What's wrong with this method of solving linear ODE systems with time varying coefficients? The problem is stated: "What is wrong with the following calculation for an arbitrary continuous matrix $A(t)$?
$$\frac{d}{dt}\big[\exp \int_{t_0}^t A(s) ds\big] = A(t) \exp \big[ \int_{t_0}^t A(s) ds \big] $$
so that $\exp (\int_{t_0}^t A(s) ds)$ is a fundamental matrix of $\mathbf{y}' = A(t)\mathbf{y}$ for an arbitrary continuous matrix $A(t)$."
This seems like a straightforward application of the chain rule and the fundamental theorem of calculus, so I'm not sure what the question-writer is looking for.
 A: The basic problem is that $A(t)$ and $\int_{t_0}^t A(s) \; ds$ won't commute for general $A(t)$:
$\left [A(t), \displaystyle \int_{t_0}^t A(s) \; ds \right ] \ne 0; \tag 1$
this issue manifests itself when forming
$\dfrac{d}{dt} \left [ \exp \left ( \displaystyle \int_{t_0}^t A(s) \; ds \right ) \right ]; \tag 2$
with the matrix exponential defined by the series expansion
$\exp \left (\displaystyle \int_{t_0}^t A(s) \; ds \right ) = \displaystyle \sum_0^\infty \dfrac{1}{n!} \left ( \displaystyle \int_{t_0}^t A(s) \; ds \right )^n, \tag 3$
we encounter difficulties with the terms of degree $2$ and higher, as is illustrated by
$\dfrac{d}{dt} \left ( \displaystyle \int_{t_0}^t A(s) \; ds \right )^2 = A(t)  \left ( \displaystyle \int_{t_0}^t A(s) \; ds \right )  + \left ( \displaystyle \int_{t_0}^t A(s) \; ds \right ) A(t); \tag 4$
in the light of (1) we cannot interchange the factors in the second term to bring $A(t)$ to the forefront, and the same issue evidently pertains to every power of the integral occurring in the sum on the right of (3); and without this commutation, there is no way to validate
$\dfrac{d}{dt} \left [ \exp \left ( \displaystyle \int_{t_0}^t A(s) \; ds \right ) \right ] = A(t) \exp \left ( \displaystyle \int_{t_0}^t A(s) \; ds \right ) \tag 5$
as there is in the case of a one-dimensional variable $a(t)$, for which
$\dfrac{d}{dt} e^{a(t)} = a'(t) e^{a(t)} \tag 6$
follows easily from the ordinary chain rule of single-variable calculus.
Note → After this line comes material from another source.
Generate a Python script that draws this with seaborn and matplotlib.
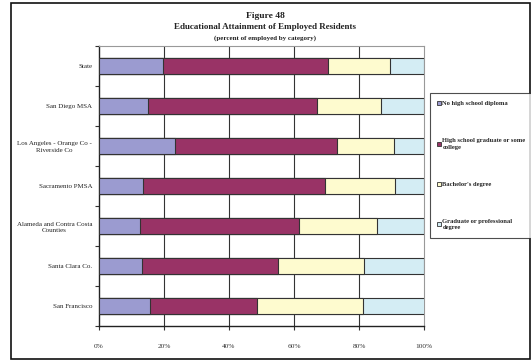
import matplotlib
matplotlib.use("Agg")
import matplotlib.pyplot as plt
import seaborn as sns
import pandas as pd
import numpy as np
from matplotlib.patches import Rectangle
from matplotlib.lines import Line2D

categories = ["State", "San Diego MSA", "Los Angeles - Orange Co -\nRiverside Co",
              "Sacramento PMSA", "Alameda and Contra Costa\nCounties",
              "Santa Clara Co.", "San Francisco"]
no_hs = [19.6, 15.2, 23.4, 13.4, 12.6, 13.3, 15.7]
hs_some = [51.0, 51.8, 49.7, 56.2, 49.0, 41.7, 32.9]
bachelor = [18.9, 19.8, 17.8, 21.4, 24.0, 26.4, 32.5]
graduate = [10.5, 13.2, 9.1, 9.0, 14.4, 18.6, 19.4]
series_names = ["No high school diploma", "High school graduate or some\ncollege",
                "Bachelor's degree", "Graduate or professional\ndegree"]
colors = ["#9b9bd0", "#993366", "#fefbcf", "#d4edf4"]
x_ticks = [0, 20, 40, 60, 80, 100]
x_labels = ["0%", "20%", "40%", "60%", "80%", "100%"]

sns.set_theme(style="white")
plt.rcParams['font.family'] = ['Liberation Serif', 'DejaVu Serif']

df = pd.DataFrame({"cat": categories, "s1": no_hs, "s2": hs_some, "s3": bachelor, "s4": graduate})
df["c1"] = df["s1"]
df["c2"] = df["c1"] + df["s2"]
df["c3"] = df["c2"] + df["s3"]
df["c4"] = df["c3"] + df["s4"]

fig = plt.figure(figsize=(5.31, 3.6), dpi=100)
ax = fig.add_axes([99/531, 1-326/360, 325/531, 280/360])

for col, c in zip(["c4", "c3", "c2", "c1"], colors[::-1]):
    sns.barplot(data=df, x=col, y="cat", order=categories, color=c, ax=ax,
                width=0.4, edgecolor="#333333", linewidth=0.8, saturation=1, zorder=3)

ax.set_xlim(0, 100)
ax.set_ylim(6.5, -0.5)
ax.set_xlabel("")
ax.set_ylabel("")
ax.set_xticks(x_ticks)
ax.set_xticklabels(x_labels, fontsize=5.3, color="#333333")
for x in x_ticks[1:-1]:
    ax.axvline(x, color="#333333", lw=0.8, zorder=1)
ax.set_yticks(range(len(categories)))
ax.set_yticklabels(categories, fontsize=5.0, color="#222222")
for lab in ax.get_yticklabels():
    lab.set_multialignment("center")
    lab.set_linespacing(1.35)
ax.set_yticks(np.arange(-0.5, 7, 1), minor=True)
ax.tick_params(axis="y", which="major", length=0, pad=5)
ax.tick_params(axis="y", which="minor", length=3, width=0.8, color="#333333", direction="out", left=True)
ax.tick_params(axis="x", which="major", length=3, width=0.8, color="#333333", direction="out", bottom=True, pad=10)
for s in ["left", "bottom"]:
    ax.spines[s].set_color("#222222")
    ax.spines[s].set_linewidth(1.0)
for s in ["top", "right"]:
    ax.spines[s].set_color("#999999")
    ax.spines[s].set_linewidth(0.8)

handles = [Line2D([0], [0], marker="s", linestyle="none", markersize=3.3,
                  markerfacecolor=c, markeredgecolor="#333333", markeredgewidth=0.6)
           for c in colors]
leg = fig.legend(handles, series_names, loc="upper left",
                 bbox_to_anchor=(430/531, 1-93/360), prop={"size": 4.7, "weight": "bold"},
                 frameon=True, fancybox=False, edgecolor="#222222", labelspacing=4.9,
                 handlelength=0.5, handletextpad=0.2, borderpad=1.2, borderaxespad=0)
leg.get_frame().set_linewidth(0.8)
for t in leg.get_texts():
    t.set_linespacing(1.3)

fig.text(265/531, 1-16/360, "Figure 48", ha="center", va="center", fontsize=6.8, weight="bold", color="#222222")
fig.text(265/531, 1-27/360, "Educational Attainment of Employed Residents", ha="center", va="center",
         fontsize=6.5, weight="bold", color="#222222")
fig.text(265/531, 1-38/360, "(percent of employed by category)", ha="center", va="center",
         fontsize=5.0, weight="bold", color="#222222")

fig.patches.append(Rectangle((11/531, 1/360), 519/531, 356/360, transform=fig.transFigure,
                             fill=False, edgecolor="#111111", linewidth=1.2))

fig.savefig("out.png", dpi=100, facecolor="white")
For matrices $A(t)$ such that 
$\left [A(t), \displaystyle \int_{t_0}^t A(s) \; ds \right ] \ne 0 \tag 7$
for all $t$ and $t_0$, however, the formula (5) applies.  Once class of such matrices which has some proven utility is 
$A(t) = f(t) B, \tag 8$
where $B$ is a constant matrix; it is easy to see that (5) binds for such $A(t)$.
Nota Bene: I have encountered this situation so many times in my own work with time-dependent, linear ordinary differential equations that I can only say I wish (5) were true; it would certainly make many things hella' easier! End of Note.